## START
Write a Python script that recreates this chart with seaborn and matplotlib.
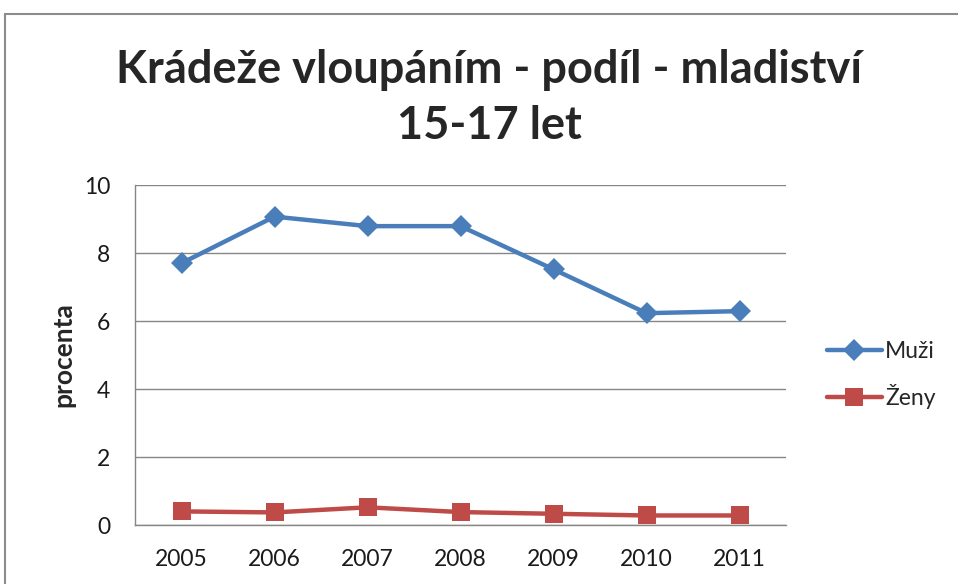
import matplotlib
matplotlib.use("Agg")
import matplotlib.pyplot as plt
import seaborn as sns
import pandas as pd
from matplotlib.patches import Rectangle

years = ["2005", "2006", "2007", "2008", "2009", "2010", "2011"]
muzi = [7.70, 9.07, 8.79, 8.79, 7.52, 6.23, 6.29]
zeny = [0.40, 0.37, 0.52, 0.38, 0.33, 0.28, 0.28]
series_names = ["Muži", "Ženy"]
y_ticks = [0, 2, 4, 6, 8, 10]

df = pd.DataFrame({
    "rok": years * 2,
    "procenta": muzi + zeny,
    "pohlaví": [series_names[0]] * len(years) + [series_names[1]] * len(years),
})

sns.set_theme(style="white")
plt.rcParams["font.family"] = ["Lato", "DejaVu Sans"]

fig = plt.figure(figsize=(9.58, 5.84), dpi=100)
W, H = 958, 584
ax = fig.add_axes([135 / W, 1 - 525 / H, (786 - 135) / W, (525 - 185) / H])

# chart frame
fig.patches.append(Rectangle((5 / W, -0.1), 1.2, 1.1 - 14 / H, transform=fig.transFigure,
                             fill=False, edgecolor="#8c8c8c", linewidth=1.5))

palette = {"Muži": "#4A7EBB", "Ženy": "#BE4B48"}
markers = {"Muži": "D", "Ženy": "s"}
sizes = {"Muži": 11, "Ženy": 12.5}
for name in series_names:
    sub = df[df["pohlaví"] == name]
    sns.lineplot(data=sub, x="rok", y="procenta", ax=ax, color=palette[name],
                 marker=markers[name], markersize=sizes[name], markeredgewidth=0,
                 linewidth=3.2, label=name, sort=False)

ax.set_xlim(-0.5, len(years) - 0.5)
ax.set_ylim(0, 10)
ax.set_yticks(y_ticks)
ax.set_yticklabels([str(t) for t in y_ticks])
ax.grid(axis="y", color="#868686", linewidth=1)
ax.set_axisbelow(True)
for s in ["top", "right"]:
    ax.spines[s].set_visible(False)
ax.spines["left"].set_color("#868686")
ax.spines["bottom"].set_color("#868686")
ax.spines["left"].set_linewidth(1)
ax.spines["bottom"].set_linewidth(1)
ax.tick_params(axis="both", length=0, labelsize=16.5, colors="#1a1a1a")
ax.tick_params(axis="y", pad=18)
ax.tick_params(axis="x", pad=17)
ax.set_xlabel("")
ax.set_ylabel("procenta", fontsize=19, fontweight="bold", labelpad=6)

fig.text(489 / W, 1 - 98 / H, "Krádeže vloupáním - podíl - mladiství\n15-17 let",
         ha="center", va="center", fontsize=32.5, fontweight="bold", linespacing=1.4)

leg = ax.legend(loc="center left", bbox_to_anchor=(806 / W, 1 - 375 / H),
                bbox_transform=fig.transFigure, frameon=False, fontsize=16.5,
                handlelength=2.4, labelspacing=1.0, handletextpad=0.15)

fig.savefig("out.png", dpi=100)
## END
## START
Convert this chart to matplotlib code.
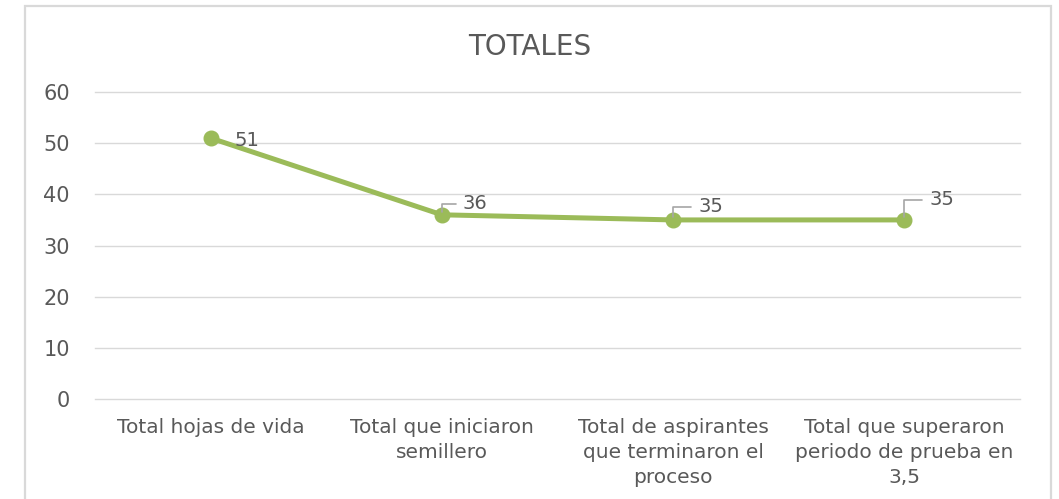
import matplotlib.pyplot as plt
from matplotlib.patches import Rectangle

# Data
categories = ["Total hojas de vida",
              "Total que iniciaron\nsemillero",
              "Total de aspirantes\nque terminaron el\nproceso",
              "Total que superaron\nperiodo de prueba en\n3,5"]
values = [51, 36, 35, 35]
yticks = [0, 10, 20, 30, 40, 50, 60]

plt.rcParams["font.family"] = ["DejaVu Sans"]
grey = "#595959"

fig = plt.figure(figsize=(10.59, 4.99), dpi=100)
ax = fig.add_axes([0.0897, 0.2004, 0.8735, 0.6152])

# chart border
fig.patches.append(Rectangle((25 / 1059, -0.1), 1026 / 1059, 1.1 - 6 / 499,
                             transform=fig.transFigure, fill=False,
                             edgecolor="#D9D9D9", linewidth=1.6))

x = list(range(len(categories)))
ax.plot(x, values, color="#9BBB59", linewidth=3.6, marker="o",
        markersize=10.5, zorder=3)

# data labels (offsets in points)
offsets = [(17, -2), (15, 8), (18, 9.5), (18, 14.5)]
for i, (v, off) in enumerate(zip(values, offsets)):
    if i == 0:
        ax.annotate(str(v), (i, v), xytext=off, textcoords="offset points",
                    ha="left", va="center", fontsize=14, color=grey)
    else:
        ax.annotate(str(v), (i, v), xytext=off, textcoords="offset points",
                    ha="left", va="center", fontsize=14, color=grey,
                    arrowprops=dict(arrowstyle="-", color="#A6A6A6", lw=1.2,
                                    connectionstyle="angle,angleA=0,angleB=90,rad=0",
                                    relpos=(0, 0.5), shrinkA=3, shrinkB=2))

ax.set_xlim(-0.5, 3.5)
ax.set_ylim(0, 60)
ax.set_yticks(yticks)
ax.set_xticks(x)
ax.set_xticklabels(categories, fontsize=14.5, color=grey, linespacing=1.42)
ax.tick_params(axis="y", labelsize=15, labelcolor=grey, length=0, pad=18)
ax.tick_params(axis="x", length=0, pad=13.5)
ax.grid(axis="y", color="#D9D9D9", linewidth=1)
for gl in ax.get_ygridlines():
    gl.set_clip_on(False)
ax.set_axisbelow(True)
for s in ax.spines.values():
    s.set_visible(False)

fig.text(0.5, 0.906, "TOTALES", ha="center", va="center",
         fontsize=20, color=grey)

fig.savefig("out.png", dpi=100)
## END
## START
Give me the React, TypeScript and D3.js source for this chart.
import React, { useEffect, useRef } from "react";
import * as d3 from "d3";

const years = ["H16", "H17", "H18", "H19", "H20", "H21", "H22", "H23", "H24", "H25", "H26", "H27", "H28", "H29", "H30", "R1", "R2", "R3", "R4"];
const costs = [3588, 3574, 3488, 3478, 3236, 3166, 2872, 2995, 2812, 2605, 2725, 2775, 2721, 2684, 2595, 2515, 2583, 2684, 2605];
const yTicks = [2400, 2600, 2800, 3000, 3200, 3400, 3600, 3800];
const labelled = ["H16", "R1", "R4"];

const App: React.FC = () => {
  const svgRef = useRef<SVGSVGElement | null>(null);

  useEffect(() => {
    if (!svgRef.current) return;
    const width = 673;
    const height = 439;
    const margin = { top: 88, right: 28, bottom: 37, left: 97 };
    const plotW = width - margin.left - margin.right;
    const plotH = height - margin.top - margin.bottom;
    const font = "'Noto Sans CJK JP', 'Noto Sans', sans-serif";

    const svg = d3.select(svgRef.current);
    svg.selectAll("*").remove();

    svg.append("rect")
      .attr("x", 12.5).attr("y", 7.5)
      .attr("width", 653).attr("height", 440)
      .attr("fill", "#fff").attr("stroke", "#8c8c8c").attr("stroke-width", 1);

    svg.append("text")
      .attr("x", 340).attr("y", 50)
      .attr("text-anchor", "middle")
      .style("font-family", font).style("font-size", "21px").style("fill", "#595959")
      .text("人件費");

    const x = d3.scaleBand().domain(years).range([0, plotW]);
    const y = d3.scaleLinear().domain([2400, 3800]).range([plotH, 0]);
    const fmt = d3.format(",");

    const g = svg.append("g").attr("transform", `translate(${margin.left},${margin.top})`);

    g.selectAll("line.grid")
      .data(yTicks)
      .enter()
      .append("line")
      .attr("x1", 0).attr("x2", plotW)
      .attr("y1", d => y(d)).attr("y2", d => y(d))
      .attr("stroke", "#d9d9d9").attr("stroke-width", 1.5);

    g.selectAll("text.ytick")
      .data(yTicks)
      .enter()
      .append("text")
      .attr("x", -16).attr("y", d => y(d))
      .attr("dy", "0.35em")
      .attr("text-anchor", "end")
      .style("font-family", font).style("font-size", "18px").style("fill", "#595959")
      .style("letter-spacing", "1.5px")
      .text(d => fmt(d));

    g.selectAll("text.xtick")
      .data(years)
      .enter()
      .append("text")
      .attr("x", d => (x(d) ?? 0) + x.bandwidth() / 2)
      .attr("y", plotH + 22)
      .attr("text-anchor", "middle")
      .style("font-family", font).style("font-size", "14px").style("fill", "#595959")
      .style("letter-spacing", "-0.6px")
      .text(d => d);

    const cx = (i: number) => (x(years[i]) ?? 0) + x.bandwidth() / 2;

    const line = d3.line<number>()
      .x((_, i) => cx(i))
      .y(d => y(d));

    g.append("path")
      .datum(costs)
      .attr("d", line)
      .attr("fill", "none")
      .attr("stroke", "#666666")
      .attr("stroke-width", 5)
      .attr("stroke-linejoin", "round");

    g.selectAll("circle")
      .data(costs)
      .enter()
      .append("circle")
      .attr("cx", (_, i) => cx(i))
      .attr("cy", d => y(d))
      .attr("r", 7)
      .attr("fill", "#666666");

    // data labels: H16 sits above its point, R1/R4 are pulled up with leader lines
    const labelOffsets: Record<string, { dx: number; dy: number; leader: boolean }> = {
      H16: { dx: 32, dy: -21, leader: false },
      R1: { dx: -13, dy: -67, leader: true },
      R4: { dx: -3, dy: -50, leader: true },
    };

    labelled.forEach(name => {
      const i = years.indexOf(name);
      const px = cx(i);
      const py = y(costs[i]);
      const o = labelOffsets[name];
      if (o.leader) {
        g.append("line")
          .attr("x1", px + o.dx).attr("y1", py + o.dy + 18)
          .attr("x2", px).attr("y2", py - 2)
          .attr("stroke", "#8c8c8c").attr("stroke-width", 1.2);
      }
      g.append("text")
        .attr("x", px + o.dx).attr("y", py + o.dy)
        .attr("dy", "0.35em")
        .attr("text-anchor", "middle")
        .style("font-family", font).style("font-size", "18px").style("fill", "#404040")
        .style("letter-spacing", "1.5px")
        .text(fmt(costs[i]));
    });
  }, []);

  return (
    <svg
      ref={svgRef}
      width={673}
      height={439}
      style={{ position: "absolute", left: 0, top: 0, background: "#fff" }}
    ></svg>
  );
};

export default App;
## END
*What to work on*
Retype only the lines above from the one with "Write a Python" through the one with "ax = fig.add_axes([135", exactly and with both ends. Images stay out.

*Written response*
Write a Python script that recreates this chart with seaborn and matplotlib.
import matplotlib
matplotlib.use("Agg")
import matplotlib.pyplot as plt
import seaborn as sns
import pandas as pd
from matplotlib.patches import Rectangle

years = ["2005", "2006", "2007", "2008", "2009", "2010", "2011"]
muzi = [7.70, 9.07, 8.79, 8.79, 7.52, 6.23, 6.29]
zeny = [0.40, 0.37, 0.52, 0.38, 0.33, 0.28, 0.28]
series_names = ["Muži", "Ženy"]
y_ticks = [0, 2, 4, 6, 8, 10]

df = pd.DataFrame({
    "rok": years * 2,
    "procenta": muzi + zeny,
    "pohlaví": [series_names[0]] * len(years) + [series_names[1]] * len(years),
})

sns.set_theme(style="white")
plt.rcParams["font.family"] = ["Lato", "DejaVu Sans"]

fig = plt.figure(figsize=(9.58, 5.84), dpi=100)
W, H = 958, 584
ax = fig.add_axes([135 / W, 1 - 525 / H, (786 - 135) / W, (525 - 185) / H])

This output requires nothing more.